Two methods from researchers at NUS and The University of Manchester have pushed graphene beyond gallium arsenide, setting world records in electron mobility and unlocking quantum effects at Earth-strength magnetic fields.

Researchers from the National University of Singapore (NUS) and The University of Manchester have achieved a milestone long thought out of reach: graphene devices with electron mobilities that not only rival but surpass the best gallium arsenide (GaAs)-based semiconductors. The twin breakthroughs address graphene’s decades-old challenge of electronic disorder, unlocking ultra-clean performance crucial for next-generation quantum and high-speed electronics.
Graphene, a one-atom-thick carbon lattice, already holds the record for room-temperature electron mobility. Yet, at cryogenic temperatures, GaAs-based systems have consistently outperformed it—thanks to years of refinement and fewer electron-scattering imperfections. The stumbling block has been charge fluctuations from surrounding materials, which create “electron-hole puddles” that limit graphene’s mobility.

Now, two complementary methods reported this month redefine the playing field. Researchers developed a strategy using large-angle twisted bilayer graphene as an electrostatic shield. By twisting two graphene sheets 10°–30° apart, one could be doped to screen stray electric fields while remaining electronically decoupled. This reduced charge inhomogeneity tenfold and enabled hallmark quantum effects—like Landau quantization—at magnetic fields nearly 100× weaker than before. Transport mobilities exceeded 20 million cm²/Vs, surpassing GaAs benchmarks.
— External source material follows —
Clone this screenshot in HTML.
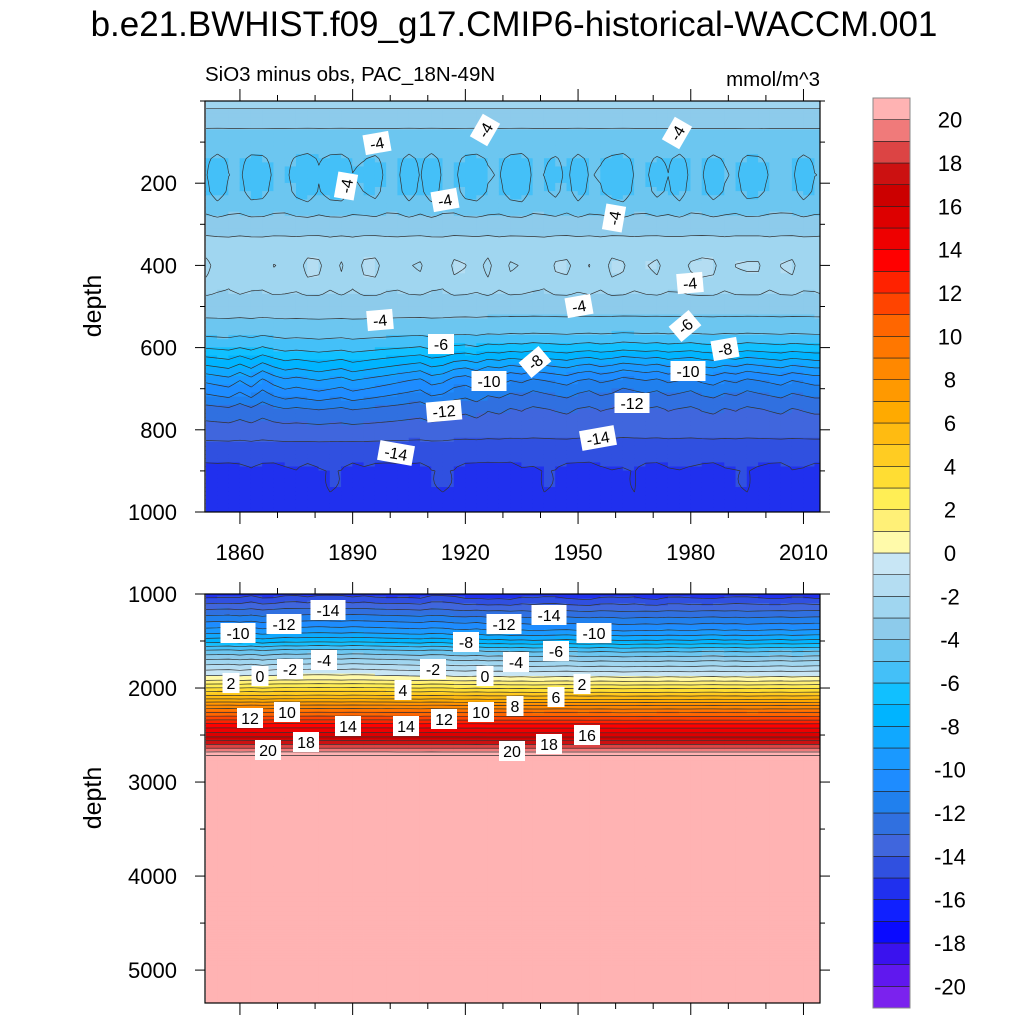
<!DOCTYPE html>
<html><head><meta charset="utf-8">
<style>
body{margin:0;background:#fff;}
svg text{font-family:"Liberation Sans",sans-serif;}
</style></head>
<body>
<svg id="chart" width="1024" height="1024" viewBox="0 0 1024 1024" xmlns="http://www.w3.org/2000/svg">
<text x="514" y="36" font-size="35" text-anchor="middle">b.e21.BWHIST.f09_g17.CMIP6-historical-WACCM.001</text>
<text x="205" y="81" font-size="20.5">SiO3 minus obs, PAC_18N-49N</text>
<text x="820" y="86" font-size="20.5" text-anchor="end">mmol/m^3</text>
<text transform="translate(101,306) rotate(-90)" font-size="25" text-anchor="middle">depth</text>
<text transform="translate(101,798) rotate(-90)" font-size="25" text-anchor="middle">depth</text>
<g id="top"></g>
<g id="bot"></g>
<g id="cbar"></g>
</svg>
<script>
// ---- data ----
const years = [];
for (let y = 1851; y <= 2018; y += 3) years.push(y);
const topDepths = [0,5,36,97,140,182,220,255,303,350,400,440,485,557,600,640,680,750,825,897,970,1000];
const topProfile = [-2.5,-2.6,-3.5,-4.5,-5.0,-5.3,-5.1,-4.5,-3.5,-2.6,-2.2,-2.5,-3.3,-4.5,-6.0,-8.0,-10.0,-12.5,-14.0,-15.2,-15.6,-15.6];
const shallowAnom = [0.4,-0.5,0.3,0.5,-0.4,-0.3,0.5,0.6,-0.2,-0.6,0.2,-0.4,-0.5,0.3,0.1,-0.3,0.6,0.5,-0.5,0.4,-0.6,0.5,0.6,-0.3,-0.5,0.2,0.4,-0.4,-0.6,0.5,0.3,-0.2,0.6,-0.5,0.4,0.2,-0.3,-0.6,0.4,0.5,-0.2,0.3,-0.5,0.6,0.4,-0.4,0.2,0.5,-0.3,-0.2,0.4,0.6,0.5,-0.4,0.3,0.4];
const midAnom = [0.1,0.2,0.3,0.0,0.3,-0.1,0.2,0.4,0.3,0.4,0.5,0.4,0.3,0.5,0.4,0.3,0.2,0.1,0.0,-0.1,0.2,0.1,-0.2,-0.3,-0.1,-0.4,-0.3,-0.5,-0.4,-0.6,-0.5,-0.4,-0.3,-0.5,-0.6,-0.4,-0.5,-0.7,-0.6,-0.5,-0.6,-0.4,-0.5,-0.6,-0.4,-0.3,-0.5,-0.4,-0.6,-0.5,-0.4,-0.3,-0.5,-0.4,-0.3,-0.3];
const deepAnom = [-0.3,-0.2,-0.3,-0.1,0.3,-0.2,-0.3,0.2,0.4,-0.2,0.3,0.5,0.4,-0.3,0.2,-0.2,-0.3,-0.2,-0.1,-0.3,0.4,0.5,0.4,-0.2,-0.3,-0.4,-0.3,-0.4,0.3,0.2,0.5,0.4,-0.2,-0.3,-0.4,0.2,0.4,0.3,0.5,-0.2,-0.3,0.3,0.4,0.2,-0.1,-0.3,0.3,0.4,0.5,0.2,-0.2,-0.3,0.4,0.3,-0.2,-0.2];
const botDepths = [1000,1100,1200,1300,1400,1500,1600,1700,1800,1900,2000,2100,2200,2300,2400,2500,2600,2700,2750,5400];
const botProfile = [-15.5,-14,-12.5,-11,-9.5,-7.5,-5,-3,-1.2,0.5,3,5.5,8.5,11,13.5,15.5,18,20.5,22,22];
const cbColors = ["#7B22EE","#6018EE","#3A12EE","#0A0AFF","#1020FF","#2030EE","#3050E0","#4066DD","#3070E0","#2080EE","#1E8CFF","#1A99FF","#10A8FF","#00B4FF","#11C0FF","#44C0F8","#6CC6F0","#8DCBEB","#A0D6F0","#B4DDF2","#C8E6F5","#FFFAAA","#FFF077","#FFEE55","#FFDD33","#FFCC22","#FFBB11","#FFAA00","#FF9900","#FF8800","#FF7700","#FF6600","#FF4400","#FF2200","#FF0000","#EE0000","#DD0000","#CC0000","#CC1111","#DC4444","#F07A7A","#FFB3B3"];
const cbLabels = [-20,-18,-16,-14,-12,-10,-8,-6,-4,-2,0,2,4,6,8,10,12,14,16,18,20];
const topLabels = [["-4",377,143,-10],["-4",485,130,-60],["-4",677,133,-60],["-4",346,186,-80],["-4",445,200,-10],["-4",614,218,-80],["-4",690,283,-5],["-4",579,306,-10],["-4",380,320,-5],["-6",441,344,0],["-6",685,326,-40],["-8",535,362,-40],["-8",725,349,-10],["-10",489,381,0],["-10",688,371,0],["-12",444,411,-5],["-12",632,403,0],["-14",396,453,10],["-14",598,438,-10]];
const botLabels = [["-14",328,610],["-12",284,624],["-10",238,633],["-12",504,624],["-14",549,615],["-10",594,633],["-8",466,642],["-6",556,651],["-4",324,660],["-4",516,662],["-2",290,669],["-2",433,669],["0",260,676],["0",485,676],["2",231,683],["2",582,684],["4",403,690],["6",556,697],["8",515,706],["10",287,712],["10",481,712],["12",250,718],["12",444,719],["14",348,726],["14",406,726],["16",587,735],["18",306,742],["18",549,744],["20",268,750],["20",512,751]];

// ---- helpers ----
const NS = "http://www.w3.org/2000/svg";
function mk(tag, attrs, parent){const e=document.createElementNS(NS,tag);for(const k in attrs)e.setAttribute(k,attrs[k]);parent.appendChild(e);return e;}
const X0=205,X1=820,Y0min=1850.7,Y1max=2014.4;
const xs = y => X0 + (y - Y0min) * (X1 - X0) / (Y1max - Y0min);
function interp(ds, vs, d){ if(d<=ds[0])return vs[0]; for(let i=1;i<ds.length;i++){ if(d<=ds[i]){const t=(d-ds[i-1])/(ds[i]-ds[i-1]);return vs[i-1]+t*(vs[i]-vs[i-1]);} } return vs[vs.length-1]; }
function bump(d,c,w){const z=(d-c)/w;return Math.exp(-z*z);}
function A(arr,i){return arr[i%arr.length];}
function topVal(i,d){return interp(topDepths,topProfile,d)+A(shallowAnom,i)*bump(d,200,60)+A(shallowAnom,i+7)*0.8*bump(d,410,50)+A(midAnom,i)*2*bump(d,680,90)+A(deepAnom,i)*bump(d,950,60);}
function botVal(i,d){return interp(botDepths,botProfile,d)+A(midAnom,i)*0.6*bump(d,1500,600)+A(deepAnom,i)*0.5*bump(d,1050,80);}
function colorOf(v){let k=Math.floor(v)+21;k=Math.max(0,Math.min(41,k));return cbColors[k];}

function panel(g, py0, py1, dmin, dmax, depthStep, valFn, yTicks, minorStep, xLabels){
  const ys = d => py0 + (d - dmin) * (py1 - py0) / (dmax - dmin);
  const clipId = 'clip'+py0;
  const cp = mk('clipPath',{id:clipId},g); mk('rect',{x:X0,y:py0,width:X1-X0,height:py1-py0},cp);
  const inner = mk('g',{'clip-path':'url(#'+clipId+')'},g);
  const ds=[]; for(let d=dmin; d<=dmax+1e-6; d+=depthStep) ds.push(d);
  const V = years.map((y,i)=>ds.map(d=>valFn(i,d)));
  for(let i=0;i<years.length-1;i++){
    for(let j=0;j<ds.length-1;j++){
      const v=(V[i][j]+V[i+1][j]+V[i][j+1]+V[i+1][j+1])/4;
      const r=mk('rect',{x:xs(years[i])-0.3,y:ys(ds[j])-0.3,width:xs(years[i+1])-xs(years[i])+0.6,height:ys(ds[j+1])-ys(ds[j])+0.6,fill:colorOf(v)},inner);
      
      
    }
  }
  let path='';
  for(let L=-20;L<=21;L++){
    for(let i=0;i<years.length-1;i++){
      for(let j=0;j<ds.length-1;j++){
        const c=[[years[i],ds[j],V[i][j]],[years[i+1],ds[j],V[i+1][j]],[years[i+1],ds[j+1],V[i+1][j+1]],[years[i],ds[j+1],V[i][j+1]]];
        const pts=[];
        for(let e=0;e<4;e++){const a=c[e],b=c[(e+1)%4];
          if((a[2]<L)!==(b[2]<L)){const t=(L-a[2])/(b[2]-a[2]);pts.push([xs(a[0]+t*(b[0]-a[0])),ys(a[1]+t*(b[1]-a[1]))]);}}
        for(let p=0;p+1<pts.length;p+=2) path+='M'+pts[p][0].toFixed(1)+' '+pts[p][1].toFixed(1)+'L'+pts[p+1][0].toFixed(1)+' '+pts[p+1][1].toFixed(1);
      }
    }
  }
  const cl=mk('path',{d:path,stroke:'#333',"stroke-width":0.7,fill:'none'},inner);
  
  
  mk('rect',{x:X0,y:py0,width:X1-X0,height:py1-py0,fill:'none',stroke:'#000','stroke-width':1.2},g);
  for(let d=Math.ceil(dmin/minorStep)*minorStep; d<=dmax; d+=minorStep){
    const y=ys(d); const major=yTicks.includes(d); const len=major?10:5;
    mk('line',{x1:X0,x2:X0-len,y1:y,y2:y,stroke:'#000','stroke-width':1},g);
    mk('line',{x1:X1,x2:X1+len,y1:y,y2:y,stroke:'#000','stroke-width':1},g);
    if(major){const t=mk('text',{x:X0-28,y:y+8,'font-size':22,'text-anchor':'end'},g);t.textContent=d;
      
      }
  }
  for(let yr=1860; yr<=2014; yr+=10){
    const x=xs(yr); const major=(yr-1860)%30===0; const len=major?12:6;
    mk('line',{x1:x,x2:x,y1:py1,y2:py1+len,stroke:'#000','stroke-width':1},g);
    mk('line',{x1:x,x2:x,y1:py0,y2:py0-len,stroke:'#000','stroke-width':1},g);
    if(major && xLabels){const t=mk('text',{x:x,y:py1+48,'font-size':22,'text-anchor':'middle'},g);t.textContent=yr;
      
      }
  }
}
function labels(g, list){
  list.forEach(l=>{
    const rot=l[3]||0;
    const grp=mk('g',{transform:'translate('+l[1]+','+l[2]+') rotate('+rot+')'},g);
    
    
    const w=l[0].length*9+8;
    mk('rect',{x:-w/2,y:-10,width:w,height:20,fill:'#fff'},grp);
    const t=mk('text',{x:0,y:6,'font-size':16,'text-anchor':'middle'},grp); t.textContent=l[0];
  });
}
const gt=document.getElementById('top'), gb=document.getElementById('bot');
panel(gt,101,512,0,1000,10,topVal,[200,400,600,800,1000],100,true);
labels(gt,topLabels);
panel(gb,594,1003,1000,5350,25,botVal,[1000,2000,3000,4000,5000],500,false);
labels(gb,botLabels);
const cb=document.getElementById('cbar'); const cx=873,cw=37,cy0=98,cy1=1008; const bh=(cy1-cy0)/cbColors.length;
cbColors.forEach((c,k)=>{const r=mk('rect',{x:cx,y:cy1-(k+1)*bh,width:cw,height:bh,fill:c,stroke:'#222','stroke-width':0.6},cb);
  
  });
mk('rect',{x:cx,y:cy0,width:cw,height:cy1-cy0,fill:'none',stroke:'#888','stroke-width':1},cb);
cbLabels.forEach(v=>{const y=cy1-(v+21)*bh;const t=mk('text',{x:950,y:y+8,'font-size':22,'text-anchor':'middle'},cb);t.textContent=v;
  
  });
</script>
</body></html>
A Manchester-led team headed by Nobel Laureate Sir Andre Geim used proximity metallic screening. Graphene was placed less than a nanometer from a graphite gate, separated by ultrathin hexagonal boron nitride. This extreme Coulomb screening yielded Hall mobilities beyond 60 million cm²/Vs—a new world record. Quantum Hall plateaus and oscillations emerged at milli-Tesla field strengths, near Earth’s magnetic field.
Both methods offer distinct advantages—tunability with twisted bilayers versus pristine observation with proximity screening—but together, they expand the experimental toolkit for two-dimensional materials. The advances promise impact in quantum metrology, ultra-sensitive sensing, and energy-efficient electronics, while setting the stage for future work on graphene-based moiré quantum systems.
“These results change what we thought was possible for graphene,” said Ian Babich, Ph.D. student at NUS. “It’s a historic moment that opens up unexplored quantum regimes.”